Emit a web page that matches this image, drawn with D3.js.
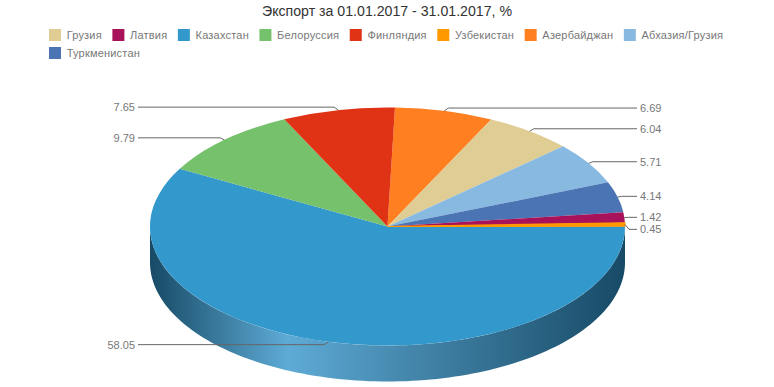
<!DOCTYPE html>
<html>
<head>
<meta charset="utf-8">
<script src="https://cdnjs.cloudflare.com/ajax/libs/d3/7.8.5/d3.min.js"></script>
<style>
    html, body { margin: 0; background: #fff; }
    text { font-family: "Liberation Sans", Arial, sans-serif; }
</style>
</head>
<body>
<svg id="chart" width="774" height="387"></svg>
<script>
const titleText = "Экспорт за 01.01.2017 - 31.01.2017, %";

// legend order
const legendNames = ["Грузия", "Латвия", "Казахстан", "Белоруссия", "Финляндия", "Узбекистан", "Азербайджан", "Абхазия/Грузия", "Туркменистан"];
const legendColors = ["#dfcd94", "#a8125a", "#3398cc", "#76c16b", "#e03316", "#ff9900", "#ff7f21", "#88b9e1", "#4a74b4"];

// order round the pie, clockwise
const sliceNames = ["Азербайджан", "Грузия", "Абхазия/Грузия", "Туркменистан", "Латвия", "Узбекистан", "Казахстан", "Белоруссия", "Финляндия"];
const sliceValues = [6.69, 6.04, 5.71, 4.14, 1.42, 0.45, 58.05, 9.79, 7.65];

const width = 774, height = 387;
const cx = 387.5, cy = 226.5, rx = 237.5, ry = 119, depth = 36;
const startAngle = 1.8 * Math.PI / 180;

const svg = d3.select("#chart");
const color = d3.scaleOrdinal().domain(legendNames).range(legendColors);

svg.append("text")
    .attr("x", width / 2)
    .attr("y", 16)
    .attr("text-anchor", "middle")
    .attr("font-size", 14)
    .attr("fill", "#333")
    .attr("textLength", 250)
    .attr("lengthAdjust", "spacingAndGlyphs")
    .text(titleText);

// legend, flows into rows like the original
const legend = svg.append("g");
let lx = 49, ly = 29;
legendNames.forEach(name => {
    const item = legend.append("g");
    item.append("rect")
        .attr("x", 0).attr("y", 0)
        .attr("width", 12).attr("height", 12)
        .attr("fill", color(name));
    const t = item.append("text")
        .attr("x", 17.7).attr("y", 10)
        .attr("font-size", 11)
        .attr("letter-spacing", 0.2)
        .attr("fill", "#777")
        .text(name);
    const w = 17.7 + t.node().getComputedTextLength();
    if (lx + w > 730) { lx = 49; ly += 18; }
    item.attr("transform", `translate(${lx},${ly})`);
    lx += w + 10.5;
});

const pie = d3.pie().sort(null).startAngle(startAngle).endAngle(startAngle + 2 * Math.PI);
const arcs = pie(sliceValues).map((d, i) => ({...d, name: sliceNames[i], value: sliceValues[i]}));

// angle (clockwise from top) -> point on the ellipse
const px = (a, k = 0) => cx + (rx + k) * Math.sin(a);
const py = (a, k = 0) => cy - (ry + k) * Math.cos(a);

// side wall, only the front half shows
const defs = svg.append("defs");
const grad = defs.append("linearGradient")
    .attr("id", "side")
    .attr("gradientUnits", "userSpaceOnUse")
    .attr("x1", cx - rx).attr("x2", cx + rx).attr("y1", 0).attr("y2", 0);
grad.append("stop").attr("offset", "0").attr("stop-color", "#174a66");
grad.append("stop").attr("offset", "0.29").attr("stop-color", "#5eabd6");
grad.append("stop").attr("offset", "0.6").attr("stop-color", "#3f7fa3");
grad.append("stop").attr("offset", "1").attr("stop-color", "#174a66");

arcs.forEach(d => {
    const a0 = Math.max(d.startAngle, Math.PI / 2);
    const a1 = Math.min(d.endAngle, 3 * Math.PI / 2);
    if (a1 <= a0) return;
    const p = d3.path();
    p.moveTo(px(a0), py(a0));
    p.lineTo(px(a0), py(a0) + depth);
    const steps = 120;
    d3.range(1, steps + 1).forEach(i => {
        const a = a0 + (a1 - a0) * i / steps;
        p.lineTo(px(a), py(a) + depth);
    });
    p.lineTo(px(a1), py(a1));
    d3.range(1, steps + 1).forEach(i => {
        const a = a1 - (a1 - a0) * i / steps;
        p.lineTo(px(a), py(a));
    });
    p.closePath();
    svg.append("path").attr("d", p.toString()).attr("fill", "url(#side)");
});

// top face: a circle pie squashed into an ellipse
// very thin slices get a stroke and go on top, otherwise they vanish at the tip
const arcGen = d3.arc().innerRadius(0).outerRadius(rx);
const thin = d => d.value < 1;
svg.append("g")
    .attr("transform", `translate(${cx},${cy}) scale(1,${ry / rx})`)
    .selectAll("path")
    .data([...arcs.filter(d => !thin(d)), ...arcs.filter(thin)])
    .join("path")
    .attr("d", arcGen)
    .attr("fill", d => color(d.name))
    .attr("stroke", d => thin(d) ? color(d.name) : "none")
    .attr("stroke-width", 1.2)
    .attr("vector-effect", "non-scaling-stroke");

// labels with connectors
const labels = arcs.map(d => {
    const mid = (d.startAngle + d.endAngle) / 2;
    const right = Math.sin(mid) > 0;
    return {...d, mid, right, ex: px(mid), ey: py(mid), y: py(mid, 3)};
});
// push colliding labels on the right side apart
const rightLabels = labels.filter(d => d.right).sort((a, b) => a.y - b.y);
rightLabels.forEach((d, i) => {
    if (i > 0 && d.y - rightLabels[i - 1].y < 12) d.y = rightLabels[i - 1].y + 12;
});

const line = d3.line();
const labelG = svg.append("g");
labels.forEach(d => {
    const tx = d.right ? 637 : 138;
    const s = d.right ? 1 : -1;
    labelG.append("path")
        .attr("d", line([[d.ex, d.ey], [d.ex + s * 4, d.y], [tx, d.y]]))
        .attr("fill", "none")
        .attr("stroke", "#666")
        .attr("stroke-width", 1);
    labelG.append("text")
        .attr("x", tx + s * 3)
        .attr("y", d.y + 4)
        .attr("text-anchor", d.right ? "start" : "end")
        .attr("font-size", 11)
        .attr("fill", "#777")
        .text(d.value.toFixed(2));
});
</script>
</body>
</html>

──────────

▸ **What is required**:
Say how many lines in this listing hold the string "with", giving the count and nothing more.

▸ **The answer**:
2